The administration’s proposed CAFE standards should be good news for the EV industry. The standards will naturally force Americans into smaller cars than they would otherwise buy, perhaps more in line with the rest of the world (where gasoline is more expensive and urban parking is more scarce).
If an SUV is twice the mass of an econobox, it’s pretty cheap to build a gas tank twice as big. (Yes, there’s more steel in the body and iron in the engine block, but…).
Thus far electric vehicles have been on the small side, in large part due to battery size and cost issues. Batteries have been the biggest cost for EVs (and HEVs and PHEVs) asw ell as the major technological limiting factor. So having buyers used to smaller cars makes it more feasible to sell small EVs — and to design smaller EVs with smaller batteries that are more cost competitive with efficient gasoline-powered cars. (My next car is more likely to be a $15k 35mpg econobox than a $40k Chevy Volt.)

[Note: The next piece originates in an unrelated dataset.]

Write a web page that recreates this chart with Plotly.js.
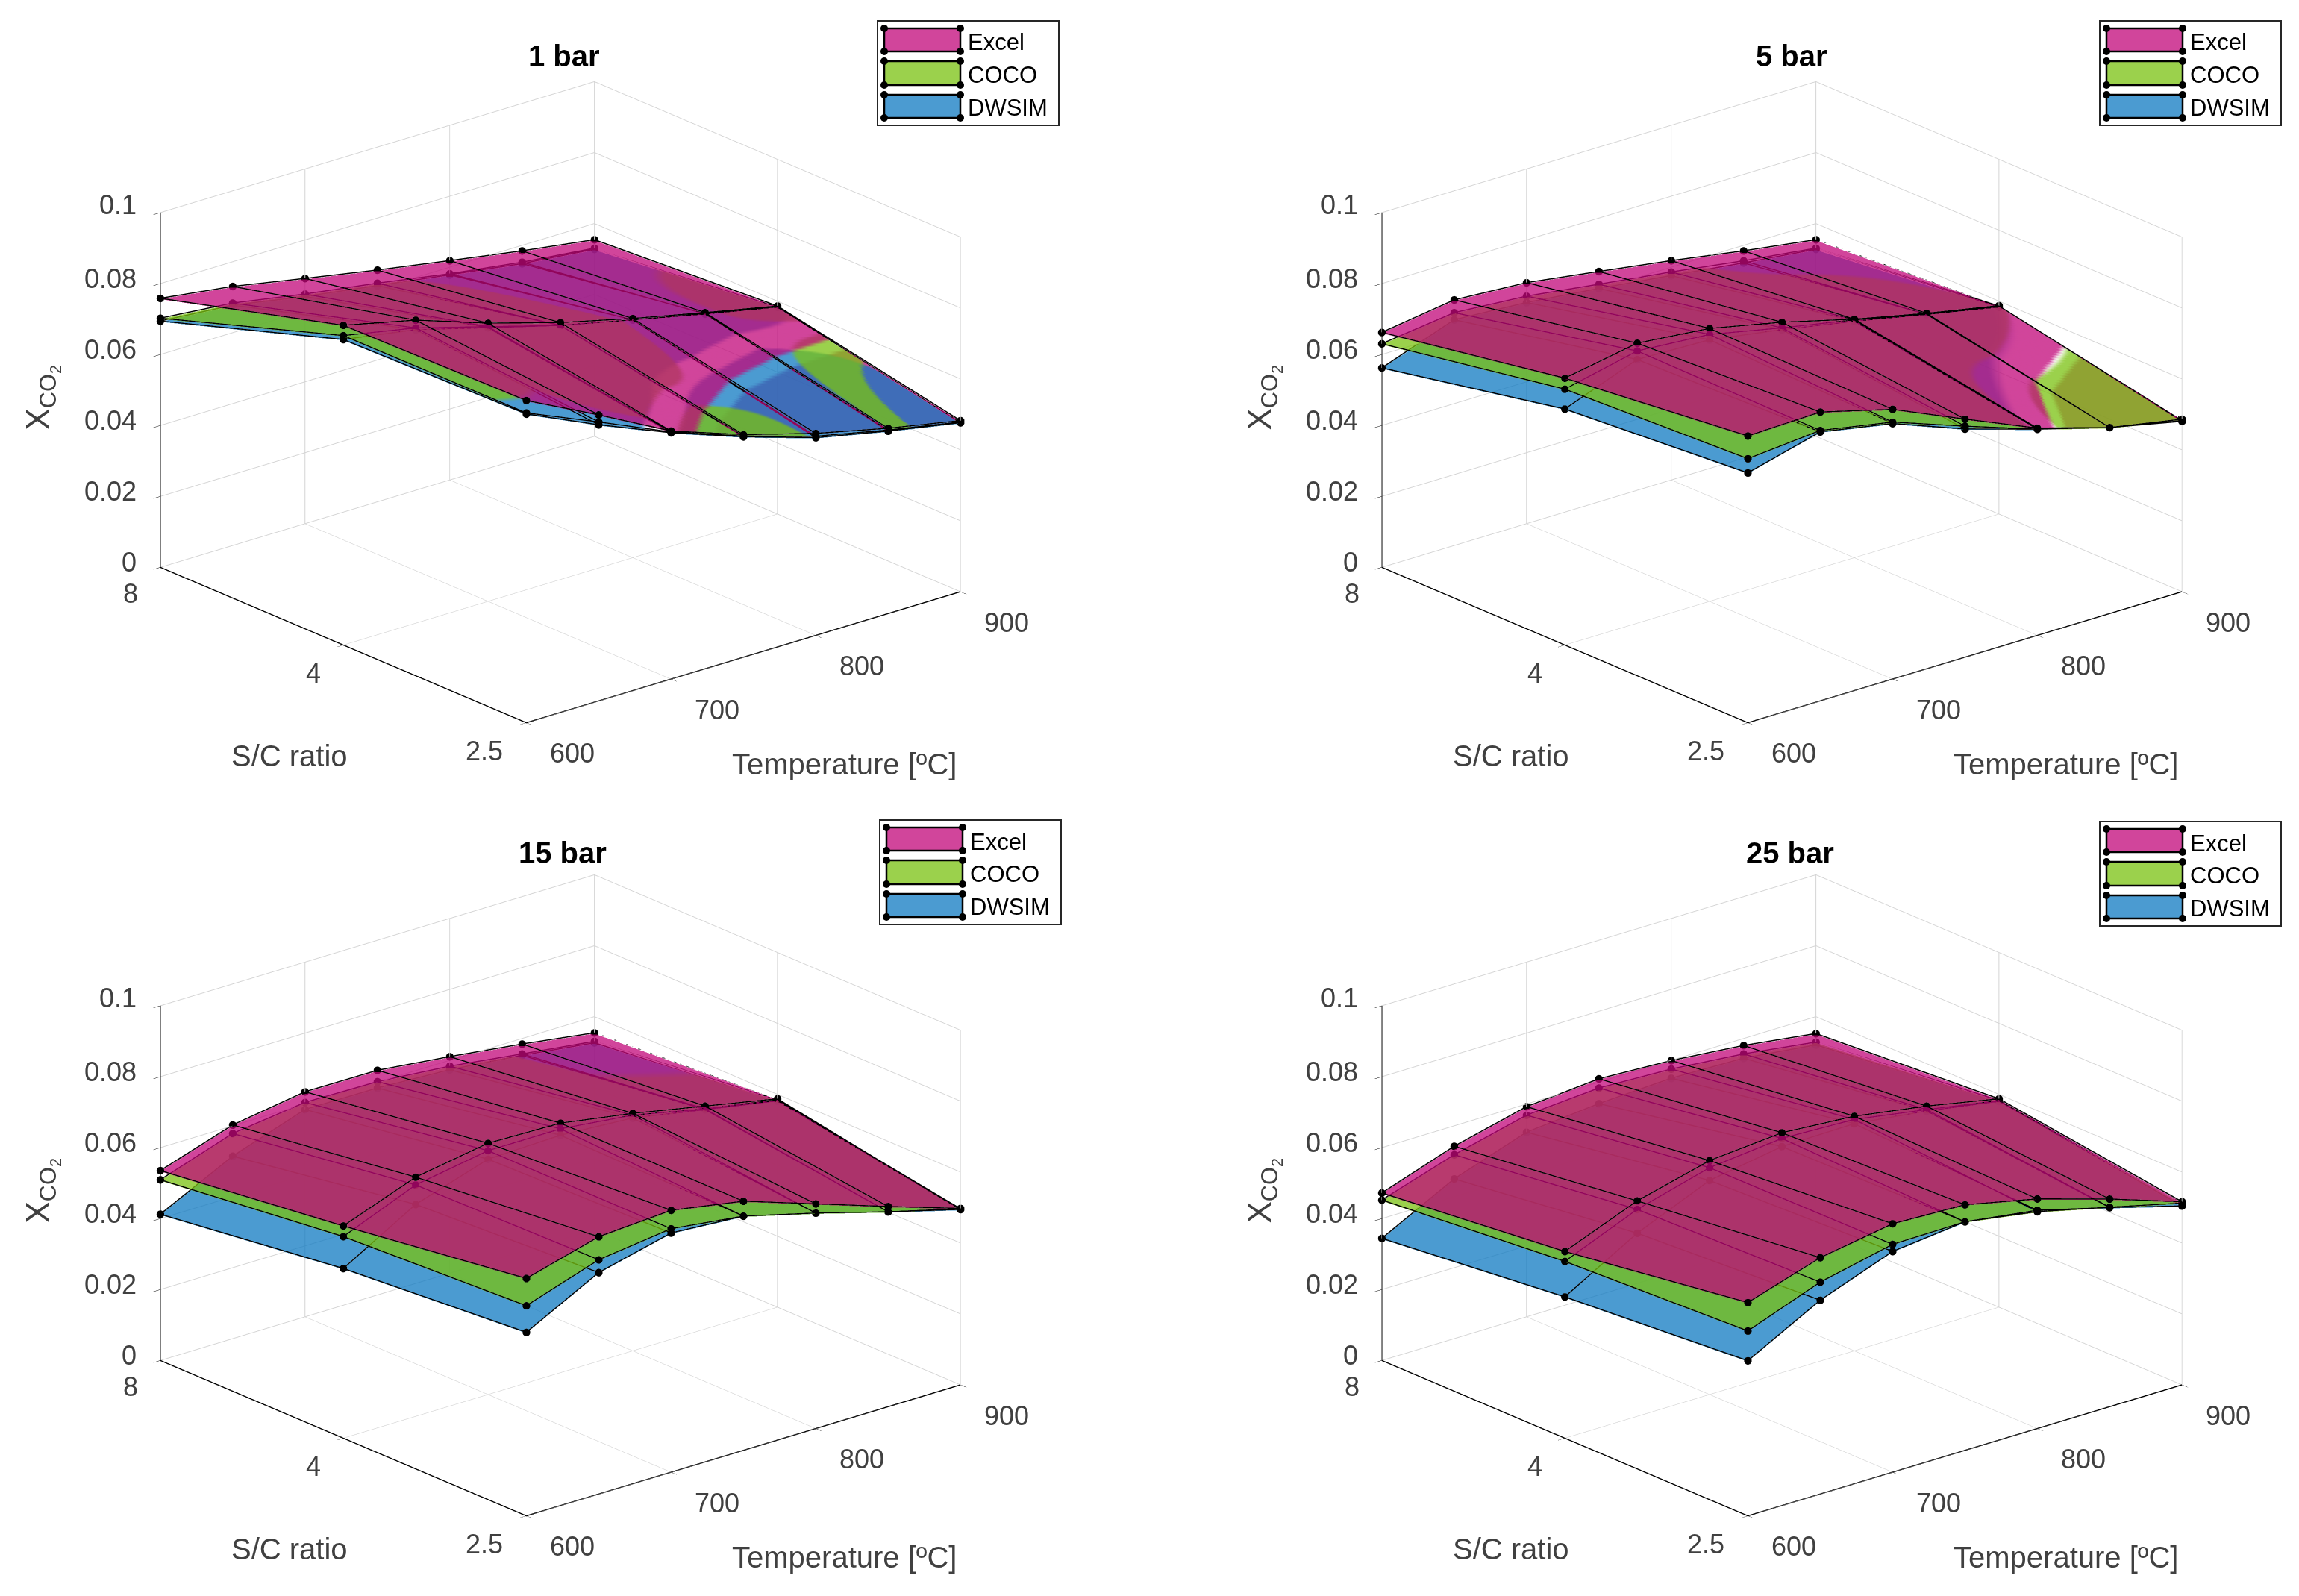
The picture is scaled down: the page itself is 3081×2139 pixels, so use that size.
<!DOCTYPE html>
<html><head><meta charset="utf-8">
<script src="https://cdn.plot.ly/plotly-3.0.1.min.js"></script>
<style>html,body{margin:0;padding:0;background:#fff}#g{width:3081px;height:2139px}</style></head>
<body><div id="g"></div>
<script>
const temperatures=[600,650,700,750,800,850,900];
const scLabels=['2.5','4','8'];
const scPos=[0,1,2];
const zTicks=[0,0.02,0.04,0.06,0.08,0.1];
const tempTicks=[600,700,800,900];
const seriesNames=['DWSIM','COCO','Excel'];
const seriesColors=['rgb(15,122,194)','rgb(122,194,16)','rgb(193,7,121)'];
const panelTitles=['1 bar','5 bar','15 bar','25 bar'];
// rows: S/C = 2.5, 4, 8 ; columns: temperatures
const excel1=[[.0906,.0804,.0697,.0625,.0567,.052,.048],[.0899,.0852,.0782,.0722,.0672,.0627,.0584],[.0756,.0728,.0689,.0651,.0616,.0582,.0552]];
const coco1=[[.0871,.0784,.0694,.0621,.0559,.0515,.0476],[.087,.083,.0772,.0714,.0668,.0623,.0581],[.07,.0681,.0645,.0614,.0579,.055,.0528]];
const dwsim1=[[.0868,.0776,.0692,.0619,.0555,.0512,.0474],[.0859,.0825,.0769,.0714,.0668,.0624,.0581],[.0692,.0675,.0638,.0607,.0576,.0546,.0525]];
const excel5=[[.0806,.0812,.0758,.0669,.0582,.0522,.0484],[.075,.0787,.0767,.0723,.067,.0625,.0585],[.066,.069,.0677,.0647,.0616,.0582,.0552]];
const coco5=[[.0742,.076,.0722,.0649,.0579,.0522,.048],[.0719,.0765,.075,.0707,.0668,.0622,.0584],[.0628,.0654,.0639,.0611,.0584,.0554,.0528]];
const dwsim5=[[.0702,.0756,.0718,.0641,.0579,.0522,.0478],[.0663,.0741,.0735,.0702,.0664,.0622,.0581],[.056,.0634,.0621,.0599,.0574,.0548,.0525]];
const excel15=[[.0667,.0723,.0736,.07,.0631,.0562,.0495],[.0596,.0672,.0706,.0701,.0667,.0626,.0585],[.0533,.06,.0632,.0631,.0608,.0582,.0552]];
const coco15=[[.059,.0658,.0684,.0658,.0605,.0547,.0494],[.0566,.065,.0685,.0685,.0662,.0618,.0582],[.0507,.0576,.0602,.0599,.0581,.0554,.0528]];
const dwsim15=[[.0515,.0622,.0672,.0658,.0605,.0547,.0492],[.0476,.0595,.0661,.0667,.0654,.0616,.0579],[.041,.0512,.0582,.0581,.0571,.055,.0524]];
const excel25=[[.0599,.0664,.0698,.069,.0645,.0583,.0514],[.0524,.0605,.0657,.0674,.0659,.0626,.0585],[.047,.054,.059,.0607,.0597,.0578,.055]];
const coco25=[[.0519,.0595,.064,.0642,.0609,.056,.051],[.0496,.0581,.0637,.0658,.065,.0616,.058],[.045,.0516,.0566,.0581,.0573,.0554,.0526]];
const dwsim25=[[.0435,.0544,.062,.0642,.0613,.0559,.0502],[.0396,.0514,.0601,.0635,.0638,.0612,.0578],[.0342,.0448,.0518,.0537,.0547,.0542,.0518]];
const panels=[[dwsim1,coco1,excel1],[dwsim5,coco5,excel5],[dwsim15,coco15,excel15],[dwsim25,coco25,excel25]];

// Which layer shows where the reference's surfaces cut through each other (style only, same grid as the data).
const maskPlain=[[.3,.3,.3,.3,.3,.3,.3],[.3,.3,.3,.3,.3,.3,.3],[.3,.3,.3,.3,.3,.3,.3]];
const maskE1=[[.5,.5,.95,1.46,1.85,2.08,2.23],[-1,-1,-.54,-.08,.31,.54,.69],[-.5,-.5,-.5,-.5,-.5,-.5,-.5]];
const maskC1=[[.9,.9,.95,1.38,.95,.95,2.3],[.3,.6,-.2,.03,.9,.85,.6],[.3,.3,.3,.72,.9,.9,.9]];
const maskD1=[[.5,.5,.95,1.31,1.85,2.08,1.19],[.3,.3,-.2,.27,.31,.54,.77],[.3,.3,.3,.3,.3,.3,.3]];
const maskE5=[[.3,.3,.3,.3,.94,1.75,2.12],[-.5,-.5,-.5,-.5,-.6,.21,.58],[-.5,-.5,-.5,-.5,-.5,-.5,-.5]];
const maskC5=[[.3,.3,.3,.3,.82,1.38,1.38],[.3,.3,.3,.3,.62,.46,.76],[.3,.3,.3,.3,.7,.9,.9]];
const maskD5=[[.3,.3,.3,.3,.82,.95,.95],[.3,.3,.3,.3,.62,.7,.79],[.3,.3,.3,.3,.3,.3,.3]];
const maskC15=[[.3,.3,.3,.3,.3,.3,.3],[.3,.3,.3,.3,.3,.7,.7],[.3,.3,.3,.3,.3,.85,.9]];
const panelMasks=[[maskD1,maskC1,maskE1],[maskD5,maskC5,maskE5],[maskPlain,maskC15,maskPlain],[maskPlain,maskPlain,maskPlain]];
const hasUnderlay=[true,true,false,false];
const MASK_MIN=-2,MASK_MAX=3;
const scaleD=[[0,1],[.5599,1],[.56,0],[.5999,0],[.6,1],[1,1]];
const scaleC=[[0,1],[.5599,1],[.56,0],[.5999,0],[.6,1],[.6799,1],[.68,0],[1,0]];
const scaleE=[[0,1],[.6239,1],[.624,0],[1,0]];
const scaleUnder=[[0,0],[.6539,0],[.654,1],[1,1]];
const layerScales=[scaleD,scaleC,scaleE];
const MESH_LIFT=0.00025;

const W=3081,H=2139;
const centers=[[751,539],[2388,539],[751,1602],[2388,1602]];
const legendOrigins=[[1176,28],[2814,28],[1179,1099],[2814,1101]];
const titleCenters=[[756,75],[2401,75],[754,1143],[2399,1143]];
const HW=690,HH=500;
const EYE=[-0.602,-0.714,0.358];
const SC=1.5;
const ZOOM=1.522;
const tc='#404040',ff='"Liberation Sans",Arial,sans-serif';

const traces=[],shapes=[],annos=[];
const layout={width:W,height:H,margin:{l:0,r:0,t:0,b:0},paper_bgcolor:'#fff',showlegend:false,shapes,annotations:annos,font:{family:ff}};
const surf=(sid,name,z,field,c,scale)=>({type:'surface',scene:sid,name,x:temperatures,y:scPos,z,surfacecolor:field,cmin:MASK_MIN,cmax:MASK_MAX,
  opacity:0.75,opacityscale:scale,showscale:false,colorscale:[[0,c],[1,c]],hoverinfo:'skip',
  lighting:{ambient:1,diffuse:0,specular:0,fresnel:0,roughness:1}});

panels.forEach((sets,p)=>{
  const sid=p?'scene'+(p+1):'scene';
  if(hasUnderlay[p]) traces.push(surf(sid,'Excel',sets[2],panelMasks[p][2],seriesColors[2],scaleUnder));
  sets.forEach((z,s)=>{
    traces.push(surf(sid,seriesNames[s],z,panelMasks[p][s],seriesColors[s],layerScales[s]));
    const lx=[],ly=[],lz=[];
    scPos.forEach((yy,r)=>{temperatures.forEach((t,i)=>{lx.push(t);ly.push(yy);lz.push(z[r][i]+MESH_LIFT);});lx.push(null);ly.push(null);lz.push(null);});
    temperatures.forEach((t,i)=>{scPos.forEach((yy,r)=>{lx.push(t);ly.push(yy);lz.push(z[r][i]+MESH_LIFT);});lx.push(null);ly.push(null);lz.push(null);});
    traces.push({type:'scatter3d',scene:sid,mode:'lines+markers',name:seriesNames[s]+' mesh',x:lx,y:ly,z:lz,connectgaps:false,
      line:{color:'#000',width:3},marker:{color:'#000',size:6},hoverinfo:'skip'});
  });
  const [cx,cy]=centers[p];
  const ax=(tv)=>({tickvals:tv,showticklabels:false,showspikes:false,showbackground:false,showline:true,linecolor:'#000',linewidth:3,
    gridcolor:'#d4d4d4',gridwidth:2,zeroline:false,ticks:'outside',ticklen:12,tickcolor:'#000',title:{text:''}});
  const sa=[];
  const lab=(x,y,z,text,xs,ys,o)=>sa.push(Object.assign({x,y,z,text,showarrow:false,xshift:xs,yshift:-ys,xanchor:'center',yanchor:'middle',font:{size:36,color:tc,family:ff}},o||{}));
  tempTicks.forEach(t=>lab(Math.min(t,899.9),0,0,String(t),62,41));
  scLabels.forEach((t,k)=>lab(600,scPos[k],0,t,k===0?-56:-40,k===2?35:38));
  zTicks.forEach(v=>lab(600,2,v,String(v),-30,v===0.1?-10:-7,{xanchor:'right'}));
  lab(750,0,0,'Temperature [ºC]',135,143,{font:{size:40,color:tc,family:ff}});
  lab(600,1,0,'S/C ratio',-72,149,{font:{size:40,color:tc,family:ff}});
  lab(600,2,0.05,'X<sub>CO<sub>2</sub></sub>',-158,10,{textangle:-90,font:{size:44,color:tc,family:ff}});
  layout[sid]={domain:{x:[(cx-HW)/W,(cx+HW)/W],y:[1-(cy+HH)/H,1-(cy-HH)/H]},
    aspectmode:'manual',aspectratio:{x:ZOOM,y:ZOOM,z:0.669*ZOOM},
    camera:{projection:{type:'orthographic'},eye:{x:EYE[0]*SC,y:EYE[1]*SC,z:EYE[2]*SC},center:{x:0,y:0,z:0},up:{x:0,y:0,z:1}},
    xaxis:Object.assign(ax(tempTicks),{range:[600,900]}),
    yaxis:Object.assign(ax(scPos),{range:[0,2]}),
    zaxis:Object.assign(ax(zTicks),{range:[0,0.1]}),
    annotations:sa,bgcolor:'#fff'};
  annos.push({xref:'paper',yref:'paper',x:titleCenters[p][0]/W,y:1-titleCenters[p][1]/H,text:'<b>'+panelTitles[p]+'</b>',showarrow:false,xanchor:'center',yanchor:'middle',font:{size:40,color:'#000',family:ff}});
  const [lx,ly]=legendOrigins[p];
  const R=(x0,y0,x1,y1,o)=>shapes.push(Object.assign({type:'rect',xref:'paper',yref:'paper',x0:x0/W,x1:x1/W,y0:1-y0/H,y1:1-y1/H},o));
  const C=(x,y)=>shapes.push({type:'circle',xref:'paper',yref:'paper',x0:(x-5)/W,x1:(x+5)/W,y0:1-(y-5)/H,y1:1-(y+5)/H,fillcolor:'#000',line:{width:0}});
  R(lx,ly,lx+243,ly+140,{fillcolor:'#fff',line:{color:'#262626',width:2}});
  const legendFill=['rgb(209,69,155)','rgb(155,209,76)','rgb(75,155,209)'],legendNames=['Excel','COCO','DWSIM'];
  [[10,41],[54,86],[99,130]].forEach((yy,k)=>{
    R(lx+9,ly+yy[0],lx+111,ly+yy[1],{fillcolor:legendFill[k],line:{color:'#000',width:2.5}});
    [[9,yy[0]],[111,yy[0]],[9,yy[1]],[111,yy[1]]].forEach(q=>C(lx+q[0],ly+q[1]));
    annos.push({xref:'paper',yref:'paper',x:(lx+119)/W,y:1-(ly+[29,72,116][k])/H,text:legendNames[k],showarrow:false,xanchor:'left',yanchor:'middle',font:{size:31,color:'#000',family:ff}});
  });
});
setTimeout(()=>Plotly.newPlot('g',traces,layout,{displayModeBar:false}),50);
</script></body></html>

On an unrelated note, Tuesday Daimler announced a 10% stake in Tesla Motors that Business Week guesstimates is worth $50 million. The investment from the world’s oldest (and once most prestigious) car company should go a long way to legitimate the San Carlos-based startup. The company has already pulled away from its startup competitors, but partnering with Daimler could help it overcome the liability of newness facing all startups.